As doctors, we are specialists in managing medical conditions of our patients within our chosen specialties. So why do we think we are business geniuses too?

I’m not making a blanket statement that all physicians have poor business skills. But the most prudent medical practices assess their business prowess and hire the best specialists to fill in the deficiencies. Consider the following suggestions if you think you might need a second opinion about your medical practice.

1. Analyze your business operations.

  • Look at workflow at all levels of the practice (front desk to nursing to practitioners) and streamline inefficient practices.
  • Analyze scheduling carefully. Are there too many gaps in the number of patients seen in a day? Are your providers seeing enough patients to cover their part of the overhead plus extra for practice profit?
  • Audit the coding done by providers. Are they capturing all the revenue that you are due?
  • Look at your inventory, both medical and non-medical. Do you have excess items sitting on shelves?
  • Look at your food budget. Are you buying lunch or dinners for the practice often? Perhaps you should cut back if your bottom line is suffering.

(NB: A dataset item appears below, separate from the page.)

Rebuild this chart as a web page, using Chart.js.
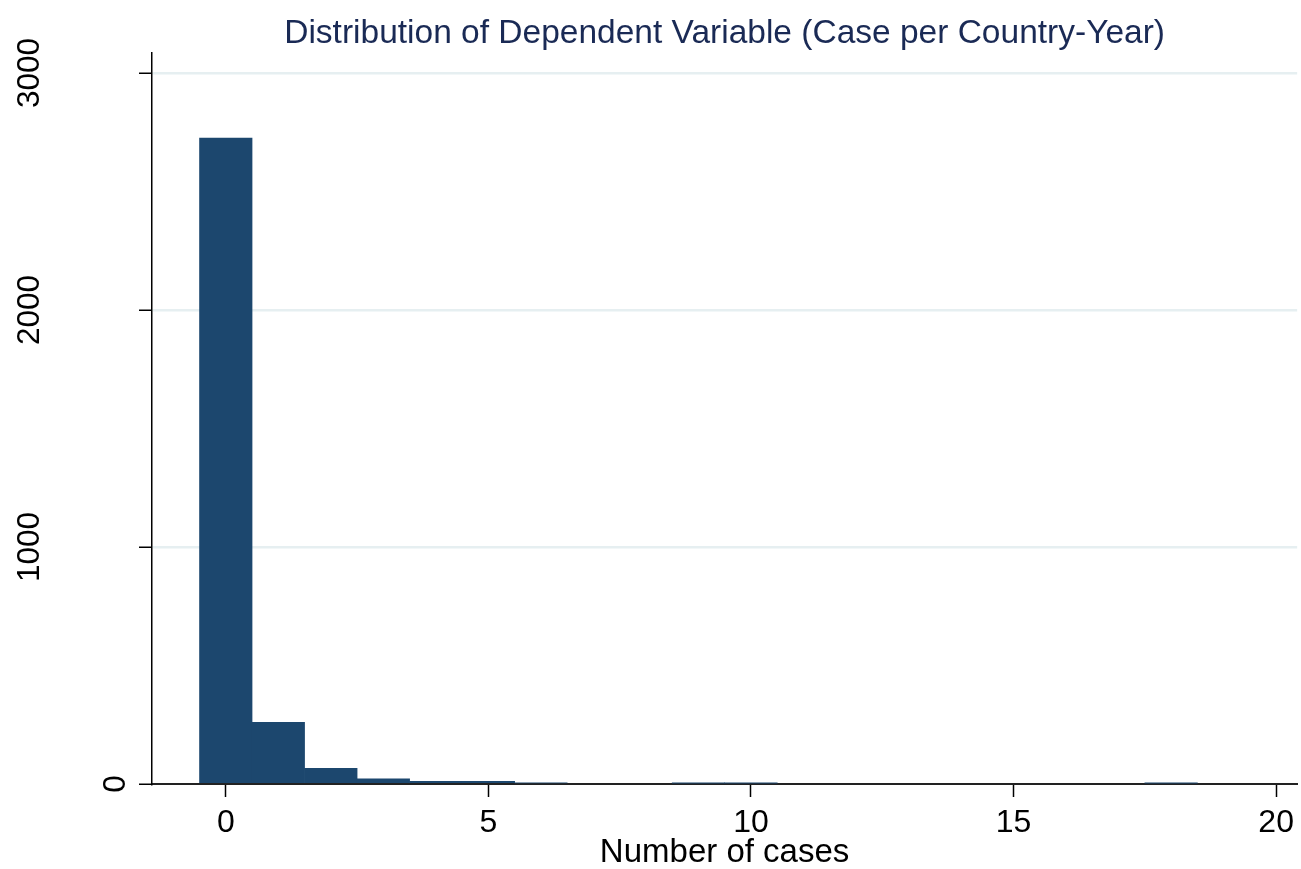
<!DOCTYPE html>
<html>
<head>
<meta charset="utf-8">
<title>Distribution of Dependent Variable</title>
<script src="https://cdn.jsdelivr.net/npm/chart.js@4.4.0/dist/chart.umd.min.js"></script>
<style>
    html, body { margin: 0; padding: 0; background: #fff; }
    #wrap { width: 1301px; height: 869px; }
</style>
</head>
<body>
<div id="wrap"><canvas id="hist_chart"></canvas></div>
<script>
// histogram data
const case_counts = [0, 1, 2, 3, 4, 5, 6, 9, 10, 18];
const frequencies = [2725, 260, 66, 22, 11, 11, 5, 4, 4, 4];

const x_ticks = [0, 5, 10, 15, 20];
const y_ticks = [0, 1000, 2000, 3000];

const chart_title = 'Distribution of Dependent Variable (Case per Country-Year)';
const x_title = 'Number of cases';

const font_family = '"Liberation Sans", Arial, Helvetica, sans-serif';
const ctx = document.getElementById('hist_chart').getContext('2d');

// title centred over the plot area + rotated y labels (stata style)
const stataText = {
    id: 'stataText',
    afterDraw(chart) {
        const c = chart.ctx;
        const area = chart.chartArea;
        const y = chart.scales.y;

        c.save();
        c.fillStyle = '#1a2a55';
        c.font = '33.5px ' + font_family;
        c.textAlign = 'center';
        c.textBaseline = 'alphabetic';
        c.fillText(chart_title, (area.left + area.right) / 2, 43);
        c.restore();

        c.save();
        c.fillStyle = '#000';
        c.font = '31.5px ' + font_family;
        c.textAlign = 'center';
        c.textBaseline = 'middle';
        y_ticks.forEach(v => {
            const py = y.getPixelForValue(v);
            const px = v === 0 ? 115 : 29;
            c.save();
            c.translate(px, py);
            c.rotate(-Math.PI / 2);
            c.fillText(String(v), 0, 1);
            c.restore();
        });
        c.restore();
    }
};

const hist_chart = new Chart(ctx, {
    type: 'bar',
    data: {
        datasets: [{
            label: 'Frequency',
            data: case_counts.map((c, i) => ({ x: c, y: frequencies[i] })),
            backgroundColor: '#1c476e',
            borderWidth: 0,
            barPercentage: 1,
            categoryPercentage: 1
        }]
    },
    options: {
        responsive: true,
        maintainAspectRatio: false,
        animation: false,
        layout: {
            padding: { top: 53, right: 2, left: 0, bottom: 0 }
        },
        plugins: {
            legend: { display: false },
            title: { display: false },
            tooltip: { enabled: false }
        },
        scales: {
            x: {
                type: 'linear',
                offset: false,
                min: -1.405,
                max: 20.4,
                afterBuildTicks: scale => {
                    scale.ticks = x_ticks.map(v => ({ value: v }));
                },
                afterFit: scale => { scale.height = 85; },
                grid: {
                    offset: false,
                    drawOnChartArea: false,
                    tickColor: '#000',
                    tickLength: 13,
                    tickWidth: 1.5
                },
                border: { color: '#222', width: 2 },
                ticks: {
                    color: '#000',
                    padding: 7,
                    maxRotation: 0,
                    font: { family: font_family, size: 32 }
                },
                title: {
                    display: true,
                    text: x_title,
                    color: '#000',
                    padding: { top: 0, bottom: -4 },
                    font: { family: font_family, size: 33 }
                }
            },
            y: {
                min: 0,
                max: 3084,
                afterBuildTicks: scale => {
                    scale.ticks = y_ticks.map(v => ({ value: v }));
                },
                afterFit: scale => { scale.width = 152; },
                grid: {
                    color: c => (c.tick && c.tick.value === 0) ? 'rgba(0,0,0,0)' : '#e6eff1',
                    lineWidth: 2.5,
                    tickColor: '#000',
                    tickLength: 13,
                    tickWidth: 1.5
                },
                border: { color: '#000', width: 1.5 },
                ticks: { display: false }
            }
        }
    },
    plugins: [stataText]
});
</script>
</body>
</html>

2. Employ a good practice manager. The ideal practice manager will have management education and relevant experience. If you already have a trusted and capable office administration, offer educational opportunities to improve their skills. The Medical Group Management Association has lots of courses, books, and meetings that will give your practice manager loads of extra information and training.

3. Hire a new accountant to go over the books as a second opinion. A fresh set of eyes can pinpoint problems more quickly. And don’t just hire them, listen to them.

4. Consider hiring a business consultant. Similar to an accountant, the consultant can help you analyze your business operations and provide you with additional insight. Think of this as an investment, not as an expense.

The most important thing for a medical practice is for it to remain profitable. Yes, you must give the best care to your patients, but if you are not making money, you won’t be in practice to take care of those patients. And you won’t be able to hire the best talent nor purchase the latest new medical technology in the future.

Lastly, don’t wait until you are already in debt. Take a look at your practice today to spot areas that need improvement. Don’t be like my friend’s practice and suddenly find yourself in trouble. Preventive care applies to practices as well as patients.